Now, Israel continues to confront some Palestinians. But we have learned that even the worst of these contests does not have the same impact as a full-blown war between Israel and Arab states. When these conflicts erupt, Arab oil states send aid to the Palestinians, and they even come up with their own peace initiatives. But they do not threaten an oil embargo against the West or the United States. (There are not even boycotts of U.S. goods. Arab consumers have not punished the United States for its support of Israel the way they have punished Denmark for a few cartoons in its press.)
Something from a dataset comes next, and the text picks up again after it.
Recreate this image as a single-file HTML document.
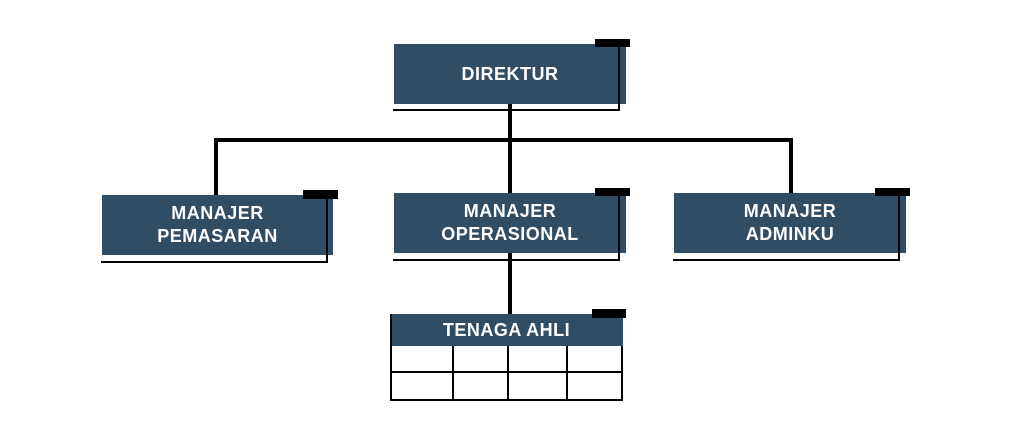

So I return to my earlier point. A superpower can not only sustain seeming contradictions in its policy, it can turn contradictions into compatibilities. U.S. support for Israel indeed, the illusion of its unconditionality has compelled Israel’s Arab neighbors to join the pax Americana or at least acquiesce in it. And the United States, by enhancing and sustaining support for Israel these past thirty years, has prevented the one kind of Arab-Israeli war that might impede the flow of oil. All this has been done with a comparatively modest investment of treasure, and only symbolic deployments of U.S. forces, well out of harm’s way. (Sinai observers and a few Patriot missile batteries are the sum of it.)

I would expect realists, of all people, to appreciate the success of this policy. After all, the United States manages the pax Americana in the eastern Mediterranean from off-shore, out of the line of sight. Isn’t this precisely where realists think the U.S. should stand? A true realist, I would think, would recoil from any policy shift that might threaten to undermine the pax Americana in the eastern Mediterranean.

Among the many perplexing things in the Mearsheimer/Walt paper, certainly none is so perplexing as this. After all, if the United States were to adopt what they call a more “even-handed” policy, this might increase Israeli insecurity and stoke Arab ambitions. Were such a policy to overshoot its mark, it could raise the likelihood of the only kind of Arab-Israeli war that could endanger access to oil. Why would anyone tempt fate and endanger an absolutely vital American interest by doing so?

That’s why I see the Mearsheimer/Walt paper as a betrayal of the hard-nosed realism they supposedly represent. Readers know that I tend to agree with realists over democracy promotion. I’m not a neo-conservative, I’m an Elie Kedourie conservative. I believe in the careful conservation of structures that bring order and a modicum of civility, even if they aren’t perfect models of “justice.”

So when Mearsheimer and Walt urge “using American power to achieve a just peace between Israel and the Palestinians,” I wonder whether we are dealing with realism or romanticism. After all, “just peace” is purely subjective, and its definition is contested between and among Palestinians and Israelis. Its blind pursuit might be destabilizing in ways that damage U.S. interests. That hardly seems like a cautious and prudent use of American power. The aim of U.S. policy should be the construction of an American peace, one that serves U.S. interests, not the unstable claims of “justice.”

It’s sometimes said that neo-conservatism is actually the opposite of what its name implies—it’s anything but conservative. The same may well be true of realism—it’s anything but realistic. Beware of misleading labels.